# [Information shown]
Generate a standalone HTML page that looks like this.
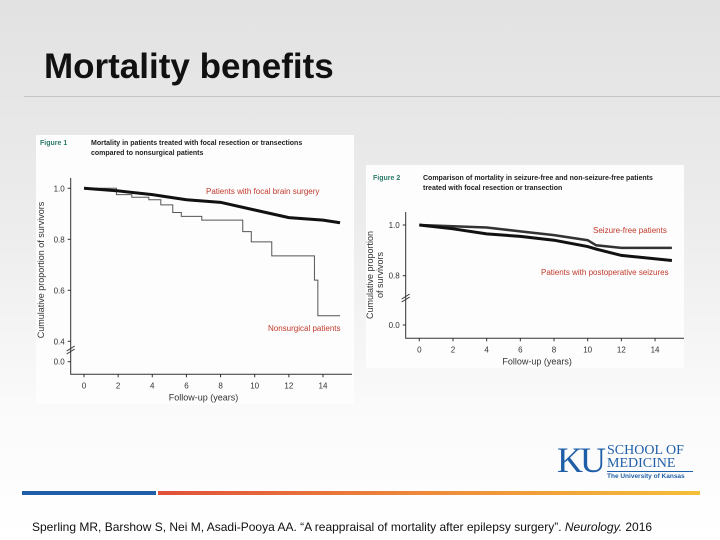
<!DOCTYPE html>
<html><head><meta charset="utf-8"><style>
body{margin:0;width:720px;height:540px;overflow:hidden;font-family:"Liberation Sans",sans-serif;}
#slide{position:relative;width:720px;height:540px;background:linear-gradient(#e2e2e2 0%,#ececec 40%,#fafafa 75%,#fff 100%);}
.abs{position:absolute;}
</style></head><body>
<div id="slide">
<div class="abs" style="left:44px;top:47px;font-size:35px;font-weight:bold;color:#111;">Mortality benefits</div>
<div class="abs" style="left:24px;top:96px;width:696px;height:1px;background:#c4c4c4;"></div>
<svg class="abs" style="left:0;top:0" width="720" height="540">
<rect x="36" y="135" width="318" height="269" fill="#fdfdfd"/>
<rect x="366" y="165" width="318" height="203" fill="#fdfdfd"/>
<g id="f1"></g>
<g id="f2"></g>
</svg>
<div class="abs" style="left:557px;top:442px;width:140px;height:40px;">
<div style="position:absolute;left:0;top:-3px;font-family:'Liberation Serif',serif;font-size:36px;color:#1f5fa8;letter-spacing:-3px;">KU</div>
<div style="position:absolute;left:50px;top:2px;font-family:'Liberation Serif',serif;font-size:14px;line-height:13px;color:#1f5fa8;">SCHOOL OF<br>MEDICINE</div>
<div style="position:absolute;left:50px;top:29px;width:86px;border-top:1px solid #1f5fa8;font-size:6.5px;font-weight:bold;color:#1f5fa8;padding-top:1px;">The University of Kansas</div>
</div>
<div class="abs" style="left:22px;top:491px;width:134px;height:4px;background:#1f5fa8;"></div>
<div class="abs" style="left:158px;top:491px;width:542px;height:4px;background:linear-gradient(90deg,#e0503a,#ee8a3a 50%,#f4bf3a);"></div>
<div class="abs" style="left:32px;top:520px;font-size:12px;color:#111;">Sperling MR, Barshow S, Nei M, Asadi-Pooya AA. “A reappraisal of mortality after epilepsy surgery”. <i>Neurology.</i> 2016</div>
</div>
<script>
const f1Years=[0,2,4,6,8,10,12,14,15];
const f1Surgery=[1.0,0.99,0.975,0.955,0.945,0.915,0.885,0.875,0.865];
const f1NonYears=[0,1.9,2.8,3.8,4.5,5.2,5.7,6.9,9.3,9.8,11,13.5,13.7,15];
const f1Nonsurg=[1.0,0.975,0.965,0.955,0.935,0.905,0.89,0.875,0.83,0.79,0.735,0.64,0.5,0.5];
const f1YTicks=["1.0","0.8","0.6","0.4"];
const f2Years=[0,2,4,6,8,10,10.5,12,15];
const f2SeizureFree=[1.0,0.995,0.99,0.975,0.96,0.94,0.92,0.91,0.91];
const f2Postop=[1.0,0.985,0.965,0.955,0.94,0.915,0.905,0.88,0.86];
const xTicks=[0,2,4,6,8,10,12,14];
const NS='http://www.w3.org/2000/svg';
function mk(p,t,a,txt){const e=document.createElementNS(NS,t);for(const k in a)e.setAttribute(k,a[k]);if(txt!==undefined)e.textContent=txt;p.appendChild(e);return e;}
function chart(g,o){
 const X=v=>o.x0+v*o.xs, Y=v=>v>=o.brk?o.yTop+(1-v)*o.ys:o.yZero;
 const ax=mk(g,'path',{d:`M${o.ax},${o.yAxT}V${o.xAxY}H${o.xAxR}`,stroke:'#333',fill:'none','stroke-width':1});
 
 xTicks.forEach(t=>{mk(g,'line',{x1:X(t),x2:X(t),y1:o.xAxY,y2:o.xAxY+3,stroke:'#333'});
  const l=mk(g,'text',{x:X(t),y:o.xAxY+14,'font-size':8,'text-anchor':'middle',fill:'#333'},t);
  });
 o.yt.concat(["0.0"]).forEach(s=>{const y=s==="0.0"?o.yZero:Y(+s);
  mk(g,'line',{x1:o.ax-3,x2:o.ax,y1:y,y2:y,stroke:'#333'});
  const l=mk(g,'text',{x:o.ax-6,y:y+3,'font-size':8,'text-anchor':'end',fill:'#333'},s);
  });
 const bk=o.brkY;mk(g,'path',{d:`M${o.ax-4},${bk+1}l8,-5M${o.ax-4},${bk+4}l8,-5`,stroke:'#333'});
 const xl=mk(g,'text',{x:X(7),y:o.xAxY+26,'font-size':9,'text-anchor':'middle',fill:'#333'},'Follow-up (years)');
 
 o.series.forEach(s=>{let d='';s.xs.forEach((x,i)=>{d+=(i?(s.step?`H${X(x)}V${Y(s.ys[i])}`:`L${X(x)},${Y(s.ys[i])}`):`M${X(x)},${Y(s.ys[i])}`);});
  const p=mk(g,'path',{d,stroke:s.c,fill:'none','stroke-width':s.w});
  });
}
const g1=document.getElementById('f1');
mk(g1,'text',{x:40,y:145,'font-size':7,fill:'#2a7a6a','font-weight':'bold'},'Figure 1');
mk(g1,'text',{x:91,y:145,'font-size':7,fill:'#222','font-weight':'bold'},'Mortality in patients treated with focal resection or transections');
mk(g1,'text',{x:91,y:155,'font-size':7,fill:'#222','font-weight':'bold'},'compared to nonsurgical patients');
const yl1=mk(g1,'text',{transform:'translate(44,270) rotate(-90)','font-size':9,'text-anchor':'middle',fill:'#333'},'Cumulative proportion of survivors');

chart(g1,{x0:84,xs:17.07,yTop:188.3,ys:255,brk:0.3,yZero:361.7,ax:70.7,yAxT:178,xAxY:374.3,xAxR:352,yt:f1YTicks,brkY:350,
 series:[{xs:f1NonYears,ys:f1Nonsurg,step:true,c:'#555',w:1,name:'nonsurgical-line'},{xs:f1Years,ys:f1Surgery,c:'#111',w:3,name:'surgery-line'}]});
mk(g1,'text',{x:206,y:194,'font-size':8,fill:'#c0392b'},'Patients with focal brain surgery');
mk(g1,'text',{x:268,y:331,'font-size':8,fill:'#c0392b'},'Nonsurgical patients');
const g2=document.getElementById('f2');
mk(g2,'text',{x:373,y:180,'font-size':7,fill:'#2a7a6a','font-weight':'bold'},'Figure 2');
mk(g2,'text',{x:423,y:180,'font-size':7,fill:'#222','font-weight':'bold'},'Comparison of mortality in seizure-free and non-seizure-free patients');
mk(g2,'text',{x:423,y:190,'font-size':7,fill:'#222','font-weight':'bold'},'treated with focal resection or transection');
mk(g2,'text',{transform:'translate(373,275) rotate(-90)','font-size':9,'text-anchor':'middle',fill:'#333'},'Cumulative proportion');
mk(g2,'text',{transform:'translate(383,275) rotate(-90)','font-size':9,'text-anchor':'middle',fill:'#333'},'of survivors');
chart(g2,{x0:419.3,xs:16.84,yTop:225,ys:253.5,brk:0.5,yZero:325,ax:405.7,yAxT:212,xAxY:338.3,xAxR:684,yt:["1.0","0.8"],brkY:298,
 series:[{xs:f2Years,ys:f2SeizureFree,c:'#333',w:2.5,name:'seizure-free-line'},{xs:f2Years,ys:f2Postop,c:'#111',w:3,name:'postop-seizures-line'}]});
mk(g2,'text',{x:593,y:233,'font-size':8,fill:'#c0392b'},'Seizure-free patients');
mk(g2,'text',{x:541,y:275,'font-size':8,fill:'#c0392b'},'Patients with postoperative seizures');
</script>
</body></html>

# [Task to carry out]
Transcribe the whole listing exactly. Pictures are excluded.

# [Completed exercise]
Generate a standalone HTML page that looks like this.
<!DOCTYPE html>
<html><head><meta charset="utf-8"><style>
body{margin:0;width:720px;height:540px;overflow:hidden;font-family:"Liberation Sans",sans-serif;}
#slide{position:relative;width:720px;height:540px;background:linear-gradient(#e2e2e2 0%,#ececec 40%,#fafafa 75%,#fff 100%);}
.abs{position:absolute;}
</style></head><body>
<div id="slide">
<div class="abs" style="left:44px;top:47px;font-size:35px;font-weight:bold;color:#111;">Mortality benefits</div>
<div class="abs" style="left:24px;top:96px;width:696px;height:1px;background:#c4c4c4;"></div>
<svg class="abs" style="left:0;top:0" width="720" height="540">
<rect x="36" y="135" width="318" height="269" fill="#fdfdfd"/>
<rect x="366" y="165" width="318" height="203" fill="#fdfdfd"/>
<g id="f1"></g>
<g id="f2"></g>
</svg>
<div class="abs" style="left:557px;top:442px;width:140px;height:40px;">
<div style="position:absolute;left:0;top:-3px;font-family:'Liberation Serif',serif;font-size:36px;color:#1f5fa8;letter-spacing:-3px;">KU</div>
<div style="position:absolute;left:50px;top:2px;font-family:'Liberation Serif',serif;font-size:14px;line-height:13px;color:#1f5fa8;">SCHOOL OF<br>MEDICINE</div>
<div style="position:absolute;left:50px;top:29px;width:86px;border-top:1px solid #1f5fa8;font-size:6.5px;font-weight:bold;color:#1f5fa8;padding-top:1px;">The University of Kansas</div>
</div>
<div class="abs" style="left:22px;top:491px;width:134px;height:4px;background:#1f5fa8;"></div>
<div class="abs" style="left:158px;top:491px;width:542px;height:4px;background:linear-gradient(90deg,#e0503a,#ee8a3a 50%,#f4bf3a);"></div>
<div class="abs" style="left:32px;top:520px;font-size:12px;color:#111;">Sperling MR, Barshow S, Nei M, Asadi-Pooya AA. “A reappraisal of mortality after epilepsy surgery”. <i>Neurology.</i> 2016</div>
</div>
<script>
const f1Years=[0,2,4,6,8,10,12,14,15];
const f1Surgery=[1.0,0.99,0.975,0.955,0.945,0.915,0.885,0.875,0.865];
const f1NonYears=[0,1.9,2.8,3.8,4.5,5.2,5.7,6.9,9.3,9.8,11,13.5,13.7,15];
const f1Nonsurg=[1.0,0.975,0.965,0.955,0.935,0.905,0.89,0.875,0.83,0.79,0.735,0.64,0.5,0.5];
const f1YTicks=["1.0","0.8","0.6","0.4"];
const f2Years=[0,2,4,6,8,10,10.5,12,15];
const f2SeizureFree=[1.0,0.995,0.99,0.975,0.96,0.94,0.92,0.91,0.91];
const f2Postop=[1.0,0.985,0.965,0.955,0.94,0.915,0.905,0.88,0.86];
const xTicks=[0,2,4,6,8,10,12,14];
const NS='http://www.w3.org/2000/svg';
function mk(p,t,a,txt){const e=document.createElementNS(NS,t);for(const k in a)e.setAttribute(k,a[k]);if(txt!==undefined)e.textContent=txt;p.appendChild(e);return e;}
function chart(g,o){
 const X=v=>o.x0+v*o.xs, Y=v=>v>=o.brk?o.yTop+(1-v)*o.ys:o.yZero;
 const ax=mk(g,'path',{d:`M${o.ax},${o.yAxT}V${o.xAxY}H${o.xAxR}`,stroke:'#333',fill:'none','stroke-width':1});
 
 xTicks.forEach(t=>{mk(g,'line',{x1:X(t),x2:X(t),y1:o.xAxY,y2:o.xAxY+3,stroke:'#333'});
  const l=mk(g,'text',{x:X(t),y:o.xAxY+14,'font-size':8,'text-anchor':'middle',fill:'#333'},t);
  });
 o.yt.concat(["0.0"]).forEach(s=>{const y=s==="0.0"?o.yZero:Y(+s);
  mk(g,'line',{x1:o.ax-3,x2:o.ax,y1:y,y2:y,stroke:'#333'});
  const l=mk(g,'text',{x:o.ax-6,y:y+3,'font-size':8,'text-anchor':'end',fill:'#333'},s);
  });
 const bk=o.brkY;mk(g,'path',{d:`M${o.ax-4},${bk+1}l8,-5M${o.ax-4},${bk+4}l8,-5`,stroke:'#333'});
 const xl=mk(g,'text',{x:X(7),y:o.xAxY+26,'font-size':9,'text-anchor':'middle',fill:'#333'},'Follow-up (years)');
 
 o.series.forEach(s=>{let d='';s.xs.forEach((x,i)=>{d+=(i?(s.step?`H${X(x)}V${Y(s.ys[i])}`:`L${X(x)},${Y(s.ys[i])}`):`M${X(x)},${Y(s.ys[i])}`);});
  const p=mk(g,'path',{d,stroke:s.c,fill:'none','stroke-width':s.w});
  });
}
const g1=document.getElementById('f1');
mk(g1,'text',{x:40,y:145,'font-size':7,fill:'#2a7a6a','font-weight':'bold'},'Figure 1');
mk(g1,'text',{x:91,y:145,'font-size':7,fill:'#222','font-weight':'bold'},'Mortality in patients treated with focal resection or transections');
mk(g1,'text',{x:91,y:155,'font-size':7,fill:'#222','font-weight':'bold'},'compared to nonsurgical patients');
const yl1=mk(g1,'text',{transform:'translate(44,270) rotate(-90)','font-size':9,'text-anchor':'middle',fill:'#333'},'Cumulative proportion of survivors');

chart(g1,{x0:84,xs:17.07,yTop:188.3,ys:255,brk:0.3,yZero:361.7,ax:70.7,yAxT:178,xAxY:374.3,xAxR:352,yt:f1YTicks,brkY:350,
 series:[{xs:f1NonYears,ys:f1Nonsurg,step:true,c:'#555',w:1,name:'nonsurgical-line'},{xs:f1Years,ys:f1Surgery,c:'#111',w:3,name:'surgery-line'}]});
mk(g1,'text',{x:206,y:194,'font-size':8,fill:'#c0392b'},'Patients with focal brain surgery');
mk(g1,'text',{x:268,y:331,'font-size':8,fill:'#c0392b'},'Nonsurgical patients');
const g2=document.getElementById('f2');
mk(g2,'text',{x:373,y:180,'font-size':7,fill:'#2a7a6a','font-weight':'bold'},'Figure 2');
mk(g2,'text',{x:423,y:180,'font-size':7,fill:'#222','font-weight':'bold'},'Comparison of mortality in seizure-free and non-seizure-free patients');
mk(g2,'text',{x:423,y:190,'font-size':7,fill:'#222','font-weight':'bold'},'treated with focal resection or transection');
mk(g2,'text',{transform:'translate(373,275) rotate(-90)','font-size':9,'text-anchor':'middle',fill:'#333'},'Cumulative proportion');
mk(g2,'text',{transform:'translate(383,275) rotate(-90)','font-size':9,'text-anchor':'middle',fill:'#333'},'of survivors');
chart(g2,{x0:419.3,xs:16.84,yTop:225,ys:253.5,brk:0.5,yZero:325,ax:405.7,yAxT:212,xAxY:338.3,xAxR:684,yt:["1.0","0.8"],brkY:298,
 series:[{xs:f2Years,ys:f2SeizureFree,c:'#333',w:2.5,name:'seizure-free-line'},{xs:f2Years,ys:f2Postop,c:'#111',w:3,name:'postop-seizures-line'}]});
mk(g2,'text',{x:593,y:233,'font-size':8,fill:'#c0392b'},'Seizure-free patients');
mk(g2,'text',{x:541,y:275,'font-size':8,fill:'#c0392b'},'Patients with postoperative seizures');
</script>
</body></html>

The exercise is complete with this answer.